STATED EXERCISE.
Comb through the entries for "this" and pull out each line that holds it.

(Figure scripts)
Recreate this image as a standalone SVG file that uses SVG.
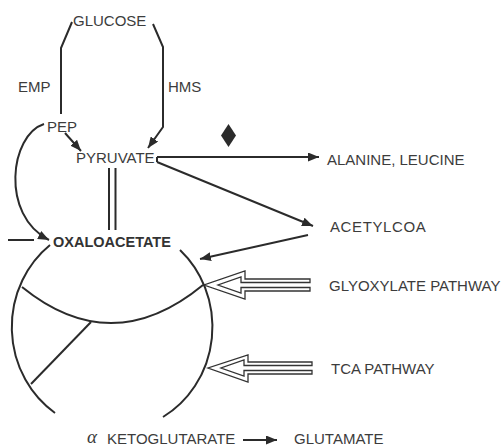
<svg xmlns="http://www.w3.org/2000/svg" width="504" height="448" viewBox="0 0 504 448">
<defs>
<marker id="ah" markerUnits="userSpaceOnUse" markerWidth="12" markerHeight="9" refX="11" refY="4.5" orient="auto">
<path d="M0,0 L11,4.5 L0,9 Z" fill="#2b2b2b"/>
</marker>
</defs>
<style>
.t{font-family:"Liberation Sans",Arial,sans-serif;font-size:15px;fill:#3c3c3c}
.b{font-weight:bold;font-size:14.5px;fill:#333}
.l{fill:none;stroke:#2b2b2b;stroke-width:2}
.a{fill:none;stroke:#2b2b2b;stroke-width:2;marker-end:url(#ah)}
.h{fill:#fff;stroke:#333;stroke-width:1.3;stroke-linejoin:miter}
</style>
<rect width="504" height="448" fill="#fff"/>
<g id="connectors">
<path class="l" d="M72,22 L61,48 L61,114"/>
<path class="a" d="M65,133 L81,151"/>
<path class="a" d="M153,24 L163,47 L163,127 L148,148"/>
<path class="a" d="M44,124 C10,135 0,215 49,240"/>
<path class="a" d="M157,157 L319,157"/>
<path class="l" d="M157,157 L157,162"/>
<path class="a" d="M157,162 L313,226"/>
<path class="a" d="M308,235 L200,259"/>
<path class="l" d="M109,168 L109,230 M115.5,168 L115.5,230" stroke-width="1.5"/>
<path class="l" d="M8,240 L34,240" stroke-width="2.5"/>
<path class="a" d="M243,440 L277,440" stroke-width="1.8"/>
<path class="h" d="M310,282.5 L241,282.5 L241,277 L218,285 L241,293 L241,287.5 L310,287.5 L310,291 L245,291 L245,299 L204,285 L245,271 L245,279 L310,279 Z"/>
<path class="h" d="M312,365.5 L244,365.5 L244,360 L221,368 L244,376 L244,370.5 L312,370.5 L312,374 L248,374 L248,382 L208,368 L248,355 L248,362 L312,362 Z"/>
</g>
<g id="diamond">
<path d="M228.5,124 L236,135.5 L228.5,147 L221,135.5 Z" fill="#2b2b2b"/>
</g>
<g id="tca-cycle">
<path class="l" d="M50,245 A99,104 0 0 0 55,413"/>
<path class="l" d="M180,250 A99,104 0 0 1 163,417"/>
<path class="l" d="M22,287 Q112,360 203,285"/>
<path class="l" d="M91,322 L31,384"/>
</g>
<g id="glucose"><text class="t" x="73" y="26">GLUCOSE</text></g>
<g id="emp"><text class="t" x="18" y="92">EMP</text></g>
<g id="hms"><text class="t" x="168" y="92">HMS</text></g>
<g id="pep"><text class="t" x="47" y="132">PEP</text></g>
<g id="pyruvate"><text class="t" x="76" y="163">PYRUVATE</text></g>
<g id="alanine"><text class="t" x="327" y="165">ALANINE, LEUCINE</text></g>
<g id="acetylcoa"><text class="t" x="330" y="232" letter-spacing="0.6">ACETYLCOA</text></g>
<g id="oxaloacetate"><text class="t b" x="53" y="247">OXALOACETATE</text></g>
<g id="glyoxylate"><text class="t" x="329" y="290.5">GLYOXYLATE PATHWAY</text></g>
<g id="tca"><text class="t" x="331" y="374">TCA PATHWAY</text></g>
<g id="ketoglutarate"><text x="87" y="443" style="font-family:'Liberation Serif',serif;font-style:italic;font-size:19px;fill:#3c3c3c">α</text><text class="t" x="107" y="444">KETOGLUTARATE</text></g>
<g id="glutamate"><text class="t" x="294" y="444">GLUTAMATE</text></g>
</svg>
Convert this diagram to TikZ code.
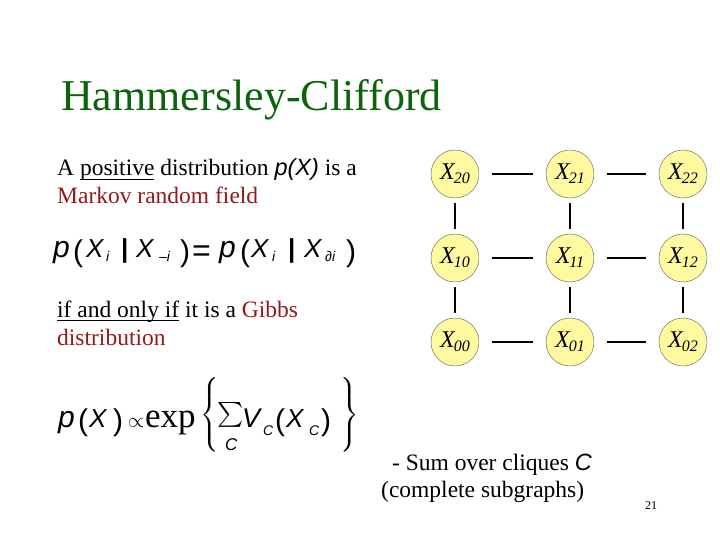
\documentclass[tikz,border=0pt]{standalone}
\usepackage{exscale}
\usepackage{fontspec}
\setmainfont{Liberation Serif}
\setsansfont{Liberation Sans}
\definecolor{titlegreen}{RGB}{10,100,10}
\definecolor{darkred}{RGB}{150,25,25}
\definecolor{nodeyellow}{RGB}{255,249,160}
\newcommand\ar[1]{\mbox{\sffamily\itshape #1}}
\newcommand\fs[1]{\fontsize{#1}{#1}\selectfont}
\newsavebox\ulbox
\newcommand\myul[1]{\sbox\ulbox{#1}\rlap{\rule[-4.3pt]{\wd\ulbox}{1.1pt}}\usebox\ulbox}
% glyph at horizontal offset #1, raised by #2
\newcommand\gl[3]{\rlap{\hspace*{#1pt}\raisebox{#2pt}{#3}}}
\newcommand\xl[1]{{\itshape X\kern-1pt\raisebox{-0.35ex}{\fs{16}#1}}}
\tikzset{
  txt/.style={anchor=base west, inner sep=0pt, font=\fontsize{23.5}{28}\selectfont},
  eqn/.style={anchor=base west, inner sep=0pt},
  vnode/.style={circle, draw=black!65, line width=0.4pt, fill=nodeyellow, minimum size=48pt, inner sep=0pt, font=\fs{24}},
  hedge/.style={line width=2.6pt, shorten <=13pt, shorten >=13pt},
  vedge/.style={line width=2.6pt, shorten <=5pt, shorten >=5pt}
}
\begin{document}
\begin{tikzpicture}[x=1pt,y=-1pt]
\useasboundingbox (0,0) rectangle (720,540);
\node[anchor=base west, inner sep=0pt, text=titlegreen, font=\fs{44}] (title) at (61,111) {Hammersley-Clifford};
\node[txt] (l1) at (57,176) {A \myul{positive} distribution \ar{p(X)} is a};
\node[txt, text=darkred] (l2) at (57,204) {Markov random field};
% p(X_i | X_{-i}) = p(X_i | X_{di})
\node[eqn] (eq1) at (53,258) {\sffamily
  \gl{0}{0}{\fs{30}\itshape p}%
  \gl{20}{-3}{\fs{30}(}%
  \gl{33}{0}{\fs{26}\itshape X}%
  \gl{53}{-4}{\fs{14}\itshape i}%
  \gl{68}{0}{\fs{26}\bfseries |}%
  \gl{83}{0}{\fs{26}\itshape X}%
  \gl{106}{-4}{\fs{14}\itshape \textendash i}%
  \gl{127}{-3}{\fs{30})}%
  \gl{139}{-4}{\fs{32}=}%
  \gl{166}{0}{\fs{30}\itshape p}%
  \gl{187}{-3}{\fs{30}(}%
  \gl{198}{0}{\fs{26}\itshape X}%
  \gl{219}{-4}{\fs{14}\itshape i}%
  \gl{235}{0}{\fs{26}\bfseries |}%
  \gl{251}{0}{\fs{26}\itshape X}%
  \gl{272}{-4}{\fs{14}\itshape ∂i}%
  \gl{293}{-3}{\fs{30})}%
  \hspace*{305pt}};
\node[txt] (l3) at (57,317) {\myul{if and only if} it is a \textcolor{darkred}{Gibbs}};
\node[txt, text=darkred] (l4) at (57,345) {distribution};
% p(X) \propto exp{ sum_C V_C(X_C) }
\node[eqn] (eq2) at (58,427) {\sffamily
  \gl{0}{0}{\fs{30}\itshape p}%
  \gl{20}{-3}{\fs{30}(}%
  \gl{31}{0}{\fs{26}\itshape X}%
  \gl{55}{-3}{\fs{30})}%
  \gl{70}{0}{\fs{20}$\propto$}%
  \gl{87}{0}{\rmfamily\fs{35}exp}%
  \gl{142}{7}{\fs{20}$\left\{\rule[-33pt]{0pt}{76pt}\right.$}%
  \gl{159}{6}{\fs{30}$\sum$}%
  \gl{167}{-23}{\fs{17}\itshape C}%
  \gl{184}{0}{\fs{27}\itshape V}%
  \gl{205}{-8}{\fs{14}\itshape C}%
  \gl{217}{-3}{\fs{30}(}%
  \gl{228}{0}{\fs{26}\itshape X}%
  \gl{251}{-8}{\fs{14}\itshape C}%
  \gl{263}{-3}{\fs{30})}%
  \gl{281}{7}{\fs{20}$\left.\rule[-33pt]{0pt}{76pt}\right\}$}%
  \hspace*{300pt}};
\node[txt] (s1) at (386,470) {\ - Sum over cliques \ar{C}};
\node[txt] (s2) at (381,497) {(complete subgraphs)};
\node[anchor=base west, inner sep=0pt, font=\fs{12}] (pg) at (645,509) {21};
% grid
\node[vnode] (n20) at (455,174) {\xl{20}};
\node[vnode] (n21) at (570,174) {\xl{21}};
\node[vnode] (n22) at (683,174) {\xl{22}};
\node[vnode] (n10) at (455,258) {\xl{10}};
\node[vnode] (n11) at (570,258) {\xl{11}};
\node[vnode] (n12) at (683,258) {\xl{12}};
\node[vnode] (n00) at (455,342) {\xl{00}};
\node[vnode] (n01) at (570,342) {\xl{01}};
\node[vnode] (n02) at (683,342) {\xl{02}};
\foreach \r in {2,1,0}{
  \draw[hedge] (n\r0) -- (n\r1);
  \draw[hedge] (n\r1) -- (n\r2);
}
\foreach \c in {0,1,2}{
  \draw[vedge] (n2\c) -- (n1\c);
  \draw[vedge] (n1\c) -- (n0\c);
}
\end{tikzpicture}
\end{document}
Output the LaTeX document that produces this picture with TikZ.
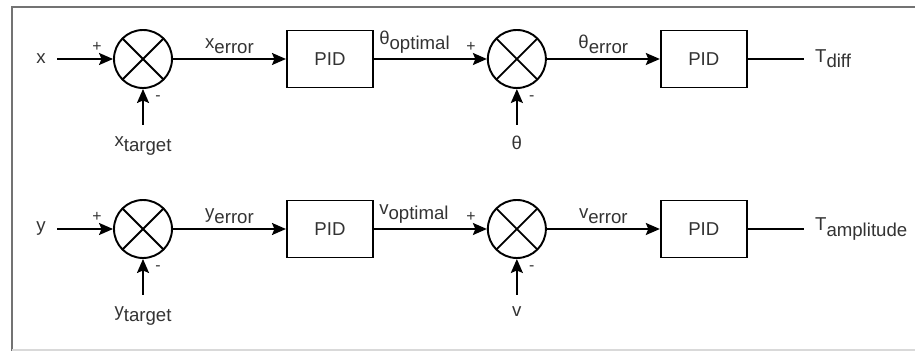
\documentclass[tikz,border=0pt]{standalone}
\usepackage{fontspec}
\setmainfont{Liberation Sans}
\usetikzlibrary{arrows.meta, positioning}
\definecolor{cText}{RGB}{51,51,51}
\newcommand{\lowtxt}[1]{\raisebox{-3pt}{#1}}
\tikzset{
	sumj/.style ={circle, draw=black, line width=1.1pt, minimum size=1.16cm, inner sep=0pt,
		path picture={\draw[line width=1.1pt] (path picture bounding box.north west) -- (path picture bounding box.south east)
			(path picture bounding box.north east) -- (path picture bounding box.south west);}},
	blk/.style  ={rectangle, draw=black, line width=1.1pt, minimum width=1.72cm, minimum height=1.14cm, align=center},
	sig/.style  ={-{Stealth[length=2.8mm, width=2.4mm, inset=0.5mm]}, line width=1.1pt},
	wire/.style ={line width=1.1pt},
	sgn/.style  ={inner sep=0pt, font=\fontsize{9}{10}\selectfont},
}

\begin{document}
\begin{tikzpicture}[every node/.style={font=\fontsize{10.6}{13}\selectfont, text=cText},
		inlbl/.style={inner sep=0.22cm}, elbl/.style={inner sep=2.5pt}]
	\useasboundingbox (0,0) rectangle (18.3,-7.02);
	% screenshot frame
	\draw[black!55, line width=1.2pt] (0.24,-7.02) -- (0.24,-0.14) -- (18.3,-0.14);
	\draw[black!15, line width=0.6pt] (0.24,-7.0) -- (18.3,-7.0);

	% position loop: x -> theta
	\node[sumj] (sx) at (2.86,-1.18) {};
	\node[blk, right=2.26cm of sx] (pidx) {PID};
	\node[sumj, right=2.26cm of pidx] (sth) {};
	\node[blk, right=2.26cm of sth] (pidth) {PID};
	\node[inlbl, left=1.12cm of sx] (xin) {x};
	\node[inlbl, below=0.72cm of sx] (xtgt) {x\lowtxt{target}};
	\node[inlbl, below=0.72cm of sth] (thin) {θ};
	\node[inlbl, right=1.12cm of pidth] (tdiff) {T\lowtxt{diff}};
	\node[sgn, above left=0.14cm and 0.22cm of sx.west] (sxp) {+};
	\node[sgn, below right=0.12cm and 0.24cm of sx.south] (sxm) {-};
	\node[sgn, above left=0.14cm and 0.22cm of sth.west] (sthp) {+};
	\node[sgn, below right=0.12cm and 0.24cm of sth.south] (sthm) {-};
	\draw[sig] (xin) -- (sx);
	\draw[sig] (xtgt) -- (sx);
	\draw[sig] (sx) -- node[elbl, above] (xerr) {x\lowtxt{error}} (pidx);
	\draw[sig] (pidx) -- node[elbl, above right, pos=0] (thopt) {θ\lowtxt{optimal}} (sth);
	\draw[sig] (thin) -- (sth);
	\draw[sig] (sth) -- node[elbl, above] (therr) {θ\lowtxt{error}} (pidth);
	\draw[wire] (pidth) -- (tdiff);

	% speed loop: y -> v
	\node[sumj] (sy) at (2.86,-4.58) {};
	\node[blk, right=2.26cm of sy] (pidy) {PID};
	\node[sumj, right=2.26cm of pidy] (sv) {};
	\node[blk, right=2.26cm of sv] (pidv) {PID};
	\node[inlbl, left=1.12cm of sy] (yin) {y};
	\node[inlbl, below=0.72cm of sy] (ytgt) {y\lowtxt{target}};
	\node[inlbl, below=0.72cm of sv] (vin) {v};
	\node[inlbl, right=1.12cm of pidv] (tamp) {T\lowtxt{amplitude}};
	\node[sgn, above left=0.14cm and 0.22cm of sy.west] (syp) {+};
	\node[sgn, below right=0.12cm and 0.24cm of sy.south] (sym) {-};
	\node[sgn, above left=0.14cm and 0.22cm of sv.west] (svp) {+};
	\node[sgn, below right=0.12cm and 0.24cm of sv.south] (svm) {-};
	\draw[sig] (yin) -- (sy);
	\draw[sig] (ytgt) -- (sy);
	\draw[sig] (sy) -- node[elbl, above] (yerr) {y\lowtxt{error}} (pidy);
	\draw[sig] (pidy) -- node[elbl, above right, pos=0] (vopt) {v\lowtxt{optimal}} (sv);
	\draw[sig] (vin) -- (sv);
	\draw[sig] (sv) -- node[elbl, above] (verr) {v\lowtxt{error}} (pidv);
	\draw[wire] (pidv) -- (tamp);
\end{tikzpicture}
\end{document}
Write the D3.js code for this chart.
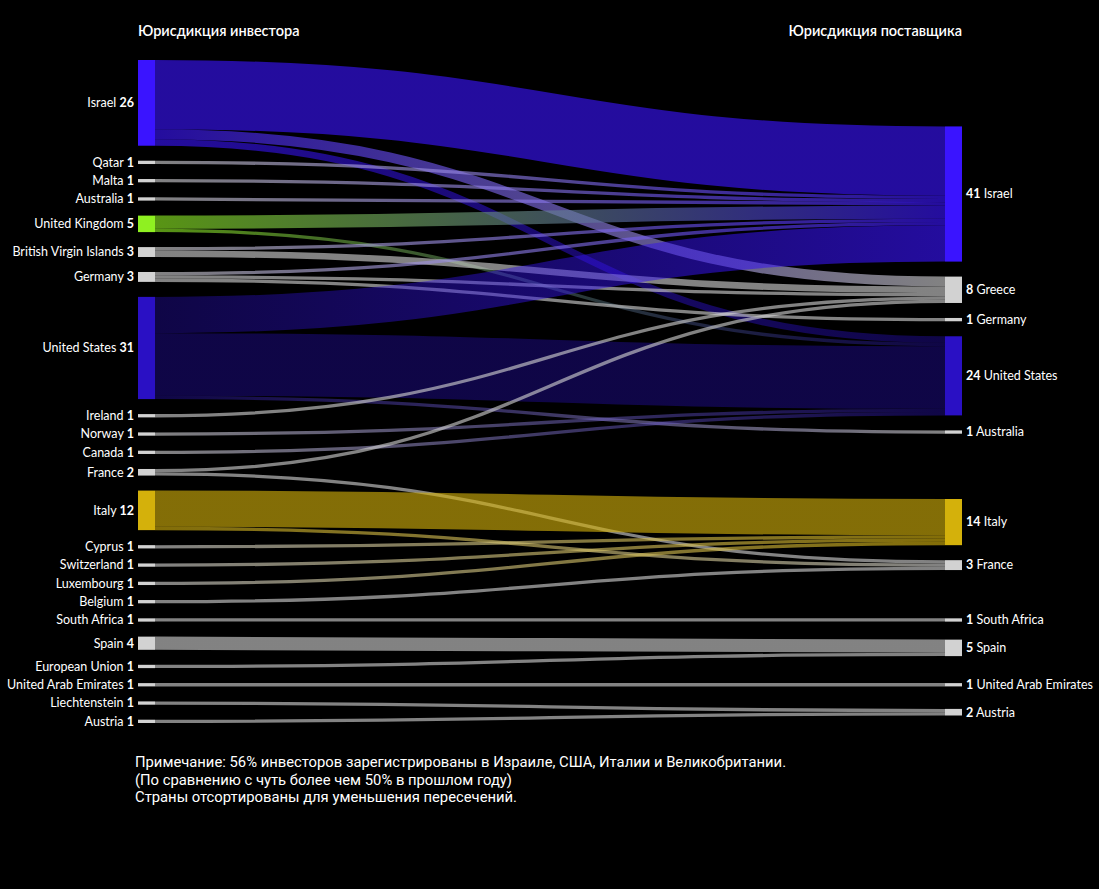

THE OUTPUT.
Recreate this image as a standalone SVG file that uses SVG.
Convert this diagram to TikZ code.
Output the LaTeX document that produces this picture with TikZ.
Write the D3.js code for this chart.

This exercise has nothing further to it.